Sirhan Sirhan, the Palestinian terrorist who murdered U.S. presidential candidate Sen. Robert F. Kennedy (RFK) 53 years ago over his support for Israel, could be released from prison within a few months, multiple media outlets reported over the weekend.

Sirhan, a Christian, Jerusalem-born Jordanian citizen and naturalized American, shot the 42-year-old brother of the late President John F. Kennedy—assassinated four and a half years earlier in Texas—at the Ambassador Hotel in Los Angeles on June 5, 1968. RFK had just delivered a victory speech after winning the California Democratic Party primary.

When Sirhan was tackled by people on the scene, he reportedly said, “I did it for my country.” The date was the one-year anniversary of the Six-Day War.

A California Board of Parole Hearings (CBPH) panel on Friday recommended the release of Sirhan, 77, after two members of the Kennedy family, including the victim’s son, Robert F. Kennedy Jr., sent letters on his behalf. He has been denied parole 15 times in the past, according to Reuters.

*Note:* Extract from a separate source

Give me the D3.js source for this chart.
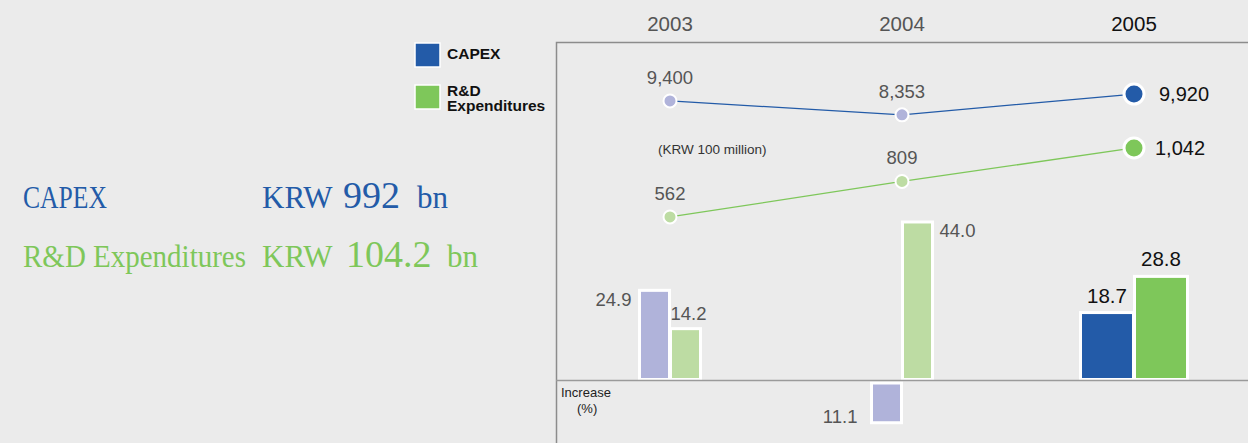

The parole recommendation now faces a 120-day review by the legal staff of the CBPH, and a subsequent 30-day period during which the governor of California may contest the decision. If current Gov. Gavin Newsom survives the recall election slated for next month, it will be he who determines the final outcome.

Sirhan, who was convicted of the first-degree murder of RFK—was sentenced to death in 1969. His sentence was commuted in 1972 to “life imprisonment with the possibility of parole,” when the California Supreme Court ruled capital punishment unconstitutional. He has been incarcerated for the past decades in the R.J. Donovan Correctional Facility in San Diego.